Extrait...
Vocation et misère de l’homme
À l’expérience négative de Babel, la tradition biblique chrétienne oppose le mystère de la Pentecôte. Réunis à Jérusalem après le départ de Jésus vers son Père, les Apôtres reçoivent l’Esprit Saint. Il y avait à ce moment à Jérusalem une grande foule de pèlerins venus de tout le pourtour de la Méditerranée et des régions avoisinantes: « Parthes, Mèdes et Élamites, habitants de Mésopotamie, de Judée et de Cappadoce, du Pont et de l’Asie, de Phrygie et de Pamphylie, d’Égypte et de Cyrénaïque, Romains en séjour ici, Juifs et prosélytes, Crétois et Arabes. Et tous entendent publier dans leur langue les merveilles de Dieu » (Ac 2, 9-11). Une réponse est ainsi donnée à l’impasse de Babel. Qu’en est-il de nos jours ? À la condamnation de notre civilisation, ou du moins de sa prétention universaliste, la foi chrétienne doit donner réponse, ou consentir à disparaître. Mais pouvons-nous transposer dans le présent, dans notre présent, la leçon de la Pentecôte ? Et comment ? Nous avons déjà développé, dans un autre ouvrage, le souci qu’a eu la foi chrétienne, très peu de temps après sa naissance, d’avoir à s’exprimer dans des cultures différentes de celles du creuset juif où elle était née. Ce fut sans doute une extraordinaire révolution, pour les Juifs qui avaient adhéré au christianisme, que d’accepter que les païens venus à cette même foi, n’aient pas à se soumettre à la Loi de Moïse, en particulier à la circoncision et aux prescriptions alimentaires pour devenir chrétiens.
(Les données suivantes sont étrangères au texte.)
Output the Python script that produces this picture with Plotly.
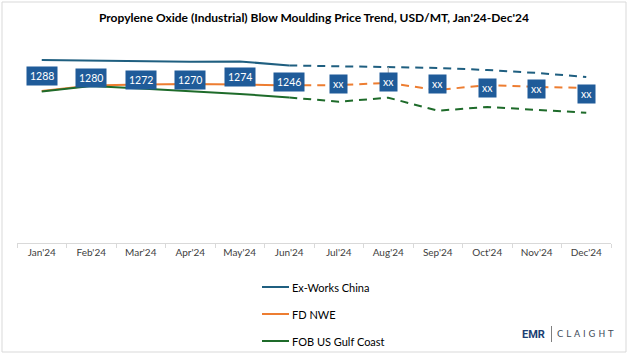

Leçon partiellement oubliée par l’Église, notamment au XIXe siècle où, devenir chrétien, pour un Africain par exemple, signifiait en même temps devenir occidental. Le souci de l’inculturation qui se développe actuellement chez les chrétiens d’Afrique et d’Amérique latine peut paraître une nouveauté de ces dernières années. En fait, il renoue avec une des traditions les plus anciennes de l’Église et qui a d’une façon radicale orienté son histoire. Cette ouverture culturelle n’est qu’un aspect d’une autre tradition plus générale et plus fondamentale, constamment oubliée dans l’Église, mais aussi constamment réaffirmée, à savoir le refus de toute exclusion, et de tout ce qui peut la provoquer.